> [Written task]: Below are records that hold pictures; write out only the lines from their start through the line with "return 1 - py / H", exactly, and drop the pictures.

┌──

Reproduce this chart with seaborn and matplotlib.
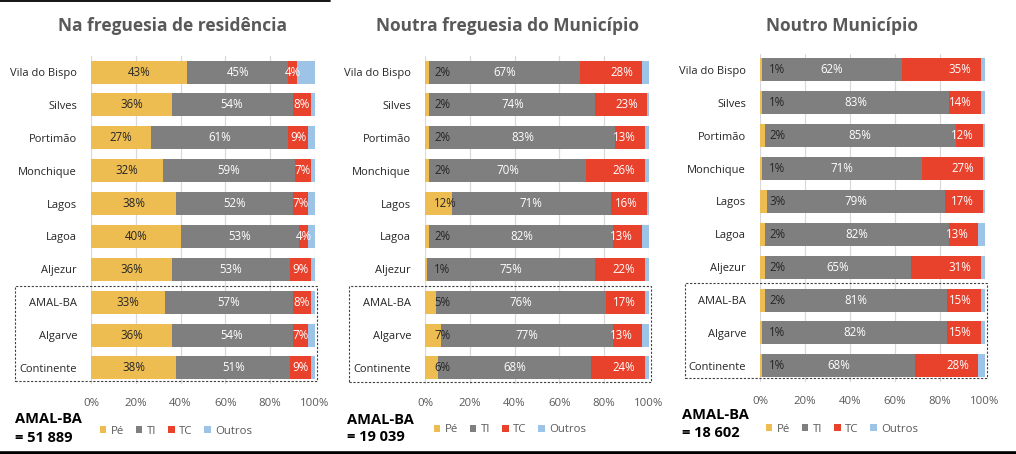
import matplotlib
matplotlib.use("Agg")
import matplotlib.pyplot as plt
import seaborn as sns
import numpy as np
from matplotlib.patches import Patch, Rectangle
from matplotlib.lines import Line2D

# ---------------- data ----------------
categories = ["Vila do Bispo", "Silves", "Portimão", "Monchique", "Lagos",
              "Lagoa", "Aljezur", "AMAL-BA", "Algarve", "Continente"]
series = ["Pé", "TI", "TC", "Outros"]

res_pe = [43, 36, 27, 32, 38, 40, 36, 33, 36, 38]
res_ti = [45, 54, 61, 59, 52, 53, 53, 57, 54, 51]
res_tc = [4, 8, 9, 7, 7, 4, 9, 8, 7, 9]
res_outros = [8, 2, 3, 2, 3, 3, 2, 2, 3, 2]

fre_pe = [2, 2, 2, 2, 12, 2, 1, 5, 7, 6]
fre_ti = [67, 74, 83, 70, 71, 82, 75, 76, 77, 68]
fre_tc = [28, 23, 13, 26, 16, 13, 22, 17, 13, 24]
fre_outros = [3, 1, 2, 2, 1, 3, 2, 2, 3, 2]

mun_pe = [1, 1, 2, 1, 3, 2, 2, 2, 1, 1]
mun_ti = [62, 83, 85, 71, 79, 82, 65, 81, 82, 68]
mun_tc = [35, 14, 12, 27, 17, 13, 31, 15, 15, 28]
mun_outros = [2, 2, 1, 1, 1, 3, 2, 2, 2, 3]

titles = ["Na freguesia de residência", "Noutra freguesia do Município", "Noutro Município"]
totals = ["= 51 889", "= 19 039", "= 18 602"]
x_ticks = [0, 20, 40, 60, 80, 100]

# ---------------- style ----------------
sns.set_style("white")
plt.rcParams["font.family"] = ["Open Sans", "DejaVu Sans"]

colors = ["#EDBD52", "#7F7F7F", "#E8412C", "#9DC3E6"]
GRID = "#D9D9D9"
TXT = "#595959"

W, H = 1016, 454
fig = plt.figure(figsize=(W / 100, H / 100), dpi=100)


def fx(px):
    return px / W


def fy(py):
    return 1 - py / H


panels = [
    dict(data=(res_pe, res_ti, res_tc, res_outros), x0=91, x1=315, top=55.6, bot=384.4,
         title_x=173, tot_x=15, tot_y=(419, 438), leg=(176, 431), box=(15, 317, 286, 381), style="center"),
    dict(data=(fre_pe, fre_ti, fre_tc, fre_outros), x0=425, x1=649, top=55.6, bot=384.4,
         title_x=508, tot_x=347, tot_y=(420, 437), leg=(510, 430), box=(349, 651, 286, 382), style="ends"),
    dict(data=(mun_pe, mun_ti, mun_tc, mun_outros), x0=760, x1=985, top=53.5, bot=382.3,
         title_x=842, tot_x=682, tot_y=(415, 433), leg=(842, 429), box=(685, 987, 283, 378), style="ends"),
]

for k, p in enumerate(panels):
    ax = fig.add_axes([fx(p["x0"]), fy(p["bot"]), fx(p["x1"] - p["x0"]), (p["bot"] - p["top"]) / H])
    pe, ti, tc, ou = [np.array(v, dtype=float) for v in p["data"]]
    c1 = pe
    c2 = c1 + ti
    c3 = c2 + tc
    c4 = c3 + ou
    # stacked bars drawn as overlapping cumulative bars
    for vals, col in [(c4, colors[3]), (c3, colors[2]), (c2, colors[1]), (c1, colors[0])]:
        sns.barplot(x=vals, y=categories, orient="h", color=col, saturation=1,
                    width=0.7, linewidth=0, errorbar=None, ax=ax, zorder=3)

    ax.set_xlim(0, 100)
    ax.set_ylim(9.5, -0.5)
    ax.set_xticks(x_ticks)
    ax.set_xticklabels([f"{t}%" for t in x_ticks])
    ax.set_xlabel("")
    ax.set_ylabel("")
    ax.grid(axis="x", color=GRID, linewidth=0.9, zorder=0)
    ax.grid(axis="y", visible=False)
    ax.set_axisbelow(True)
    for s in ax.spines.values():
        s.set_visible(False)
    ax.tick_params(axis="x", length=0, pad=10, labelsize=8.2, labelcolor=TXT)
    ax.tick_params(axis="y", length=0, pad=10, labelsize=8, labelcolor="#262626")

    fs = 8.3
    for i in range(len(categories)):
        if p["style"] == "center":
            ax.text(c1[i] / 2, i, f"{int(pe[i])}%", ha="center", va="center", fontsize=fs, color="#262626", zorder=5)
        else:
            ax.annotate(f"{int(pe[i])}%", (0, i), xytext=(6.5, 0), textcoords="offset points",
                        ha="left", va="center", fontsize=fs, color="#262626", zorder=5)
        ax.text((c1[i] + c2[i]) / 2, i, f"{int(ti[i])}%", ha="center", va="center", fontsize=fs, color="white", zorder=5)
        if p["style"] == "center":
            ax.text((c2[i] + c3[i]) / 2, i, f"{int(tc[i])}%", ha="center", va="center", fontsize=fs, color="white", zorder=5)
        else:
            ax.annotate(f"{int(tc[i])}%", (c3[i], i), xytext=(-6.5, 0), textcoords="offset points",
                        ha="right", va="center", fontsize=fs, color="white", zorder=5)

    # title
    fig.text(fx(p["title_x"]), fy(26), titles[k], ha="center", va="center",
             fontsize=12.5, fontweight="bold", color=TXT)
    # totals
    fig.text(fx(p["tot_x"]), fy(p["tot_y"][0]), "AMAL-BA", ha="left", va="center",
             fontsize=10.5, fontweight="bold", color="black")
    fig.text(fx(p["tot_x"]), fy(p["tot_y"][1]), totals[k], ha="left", va="center",
             fontsize=10.5, fontweight="bold", color="black")
    # legend
    handles = [Patch(facecolor=c, edgecolor="none") for c in colors]
    fig.legend(handles, series, loc="center", bbox_to_anchor=(fx(p["leg"][0]), fy(p["leg"][1])),
               ncol=4, frameon=False, fontsize=8.2, labelcolor=TXT, handlelength=0.6,
               handleheight=0.6, handletextpad=0.4, columnspacing=1.0, borderpad=0)
    # dashed box around aggregate rows
    bx0, bx1, by0, by1 = p["box"]
    fig.add_artist(Rectangle((fx(bx0), fy(by1)), fx(bx1 - bx0), (by1 - by0) / H,
                             transform=fig.transFigure, fill=False, edgecolor="#404040",
                             linestyle=(0, (2, 1.5)), linewidth=0.8))

# decorative rules
fig.add_artist(Line2D([0, fx(330)], [fy(1.2), fy(1.2)], transform=fig.transFigure, color="black", linewidth=1.3))
fig.add_artist(Line2D([0, 1], [fy(452.5), fy(452.5)], transform=fig.transFigure, color="black", linewidth=2.6))

fig.savefig("out.png", dpi=100)
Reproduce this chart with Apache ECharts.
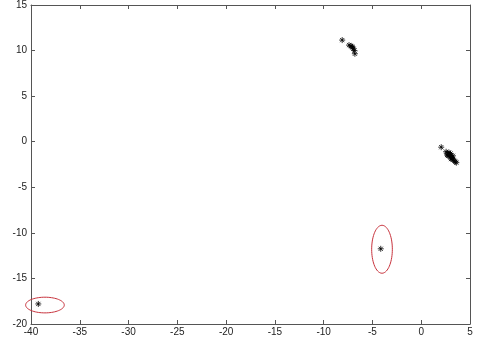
<!DOCTYPE html>
<html>
<head>
<meta charset="utf-8">
<script src="https://cdn.jsdelivr.net/npm/echarts@6/dist/echarts.min.js"></script>
<style>html,body{margin:0;padding:0;background:#fff;}#c{width:483px;height:341px;}</style>
</head>
<body>
<div id="c"></div>
<script>
// Upper cluster
const clusterAX = [-8.1, -7.4, -7.2, -7.05, -6.95, -6.85, -6.8, -7.1];
const clusterAY = [11.15, 10.6, 10.5, 10.35, 10.2, 10.0, 9.65, 10.45];
// Right cluster
const clusterBX = [2.05, 2.55, 2.7, 2.8, 2.9, 2.75, 3.0, 3.1, 2.95, 3.2, 3.05, 3.3, 3.15, 3.4, 2.85, 3.25, 3.6, 3.5, 2.65, 3.0];
const clusterBY = [-0.6, -1.1, -1.25, -1.4, -1.5, -1.55, -1.6, -1.7, -1.35, -1.85, -1.9, -2.0, -1.75, -2.1, -1.2, -1.55, -2.3, -2.2, -1.45, -1.3];
// Outliers
const outlierX = [-39.25, -4.15];
const outlierY = [-17.8, -11.75];
// Ellipses: center x, center y, radius x, radius y
const ellipseCX = [-38.57, -4.02];
const ellipseCY = [-17.92, -11.80];
const ellipseRX = [1.98, 1.06];
const ellipseRY = [0.86, 2.63];

const xTicks = [-40, -35, -30, -25, -20, -15, -10, -5, 0, 5];
const yTicks = [-20, -15, -10, -5, 0, 5, 10, 15];

const points = [];
clusterAX.forEach((x, i) => points.push([x, clusterAY[i]]));
clusterBX.forEach((x, i) => points.push([x, clusterBY[i]]));
outlierX.forEach((x, i) => points.push([x, outlierY[i]]));
const ellipses = ellipseCX.map((cx, i) => [cx, ellipseCY[i], ellipseRX[i], ellipseRY[i]]);

const axisColor = '#555';
const labelStyle = { color: '#222', fontSize: 10, fontFamily: 'Liberation Sans, Arial, sans-serif' };

function xAx(pos, showLabel) {
  return {
    type: 'value', position: pos, min: xTicks[0], max: xTicks[xTicks.length - 1], interval: 5,
    axisLine: { show: true, onZero: false, lineStyle: { color: axisColor, width: 1 } },
    axisTick: { show: true, inside: true, length: 4, lineStyle: { color: axisColor } },
    axisLabel: Object.assign({ show: showLabel, margin: 3 }, labelStyle),
    splitLine: { show: false }
  };
}
function yAx(pos, showLabel) {
  return {
    type: 'value', position: pos, min: yTicks[0], max: yTicks[yTicks.length - 1], interval: 5,
    axisLine: { show: true, onZero: false, lineStyle: { color: axisColor, width: 1 } },
    axisTick: { show: true, inside: true, length: 4, lineStyle: { color: axisColor } },
    axisLabel: Object.assign({ show: showLabel, margin: 4 }, labelStyle),
    splitLine: { show: false }
  };
}

const chart = echarts.init(document.getElementById('c'), null, { renderer: 'canvas' });
chart.setOption({
  animation: false,
  backgroundColor: '#fff',
  grid: { left: 31, right: 13, top: 4, bottom: 17, containLabel: false },
  xAxis: [xAx('bottom', true), xAx('top', false)],
  yAxis: [yAx('left', true), yAx('right', false)],
  series: [
    {
      type: 'custom',
      xAxisIndex: 0, yAxisIndex: 0,
      data: ellipses,
      renderItem: function (params, api) {
        const cx = api.value(0), cy = api.value(1), rx = api.value(2), ry = api.value(3);
        const pts = [];
        for (let k = 0; k < 72; k++) {
          const t = k / 72 * Math.PI * 2;
          pts.push(api.coord([cx + rx * Math.cos(t), cy + ry * Math.sin(t)]));
        }
        return {
          type: 'polygon',
          shape: { points: pts },
          style: { fill: 'none', stroke: '#c8323c', lineWidth: 1 }
        };
      },
      z: 1
    },
    {
      type: 'scatter',
      xAxisIndex: 0, yAxisIndex: 0,
      data: points,
      symbol: 'path://M0,-1L0,1M-1,0L1,0M-0.7,-0.7L0.7,0.7M-0.7,0.7L0.7,-0.7',
      symbolSize: 6,
      itemStyle: { color: 'none', borderColor: '#000', borderWidth: 1 },
      z: 2
    }
  ]
});
</script>
</body>
</html>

└──

> [The result]:
Reproduce this chart with seaborn and matplotlib.
import matplotlib
matplotlib.use("Agg")
import matplotlib.pyplot as plt
import seaborn as sns
import numpy as np
from matplotlib.patches import Patch, Rectangle
from matplotlib.lines import Line2D

# ---------------- data ----------------
categories = ["Vila do Bispo", "Silves", "Portimão", "Monchique", "Lagos",
              "Lagoa", "Aljezur", "AMAL-BA", "Algarve", "Continente"]
series = ["Pé", "TI", "TC", "Outros"]

res_pe = [43, 36, 27, 32, 38, 40, 36, 33, 36, 38]
res_ti = [45, 54, 61, 59, 52, 53, 53, 57, 54, 51]
res_tc = [4, 8, 9, 7, 7, 4, 9, 8, 7, 9]
res_outros = [8, 2, 3, 2, 3, 3, 2, 2, 3, 2]

fre_pe = [2, 2, 2, 2, 12, 2, 1, 5, 7, 6]
fre_ti = [67, 74, 83, 70, 71, 82, 75, 76, 77, 68]
fre_tc = [28, 23, 13, 26, 16, 13, 22, 17, 13, 24]
fre_outros = [3, 1, 2, 2, 1, 3, 2, 2, 3, 2]

mun_pe = [1, 1, 2, 1, 3, 2, 2, 2, 1, 1]
mun_ti = [62, 83, 85, 71, 79, 82, 65, 81, 82, 68]
mun_tc = [35, 14, 12, 27, 17, 13, 31, 15, 15, 28]
mun_outros = [2, 2, 1, 1, 1, 3, 2, 2, 2, 3]

titles = ["Na freguesia de residência", "Noutra freguesia do Município", "Noutro Município"]
totals = ["= 51 889", "= 19 039", "= 18 602"]
x_ticks = [0, 20, 40, 60, 80, 100]

# ---------------- style ----------------
sns.set_style("white")
plt.rcParams["font.family"] = ["Open Sans", "DejaVu Sans"]

colors = ["#EDBD52", "#7F7F7F", "#E8412C", "#9DC3E6"]
GRID = "#D9D9D9"
TXT = "#595959"

W, H = 1016, 454
fig = plt.figure(figsize=(W / 100, H / 100), dpi=100)


def fx(px):
    return px / W


def fy(py):
    return 1 - py / H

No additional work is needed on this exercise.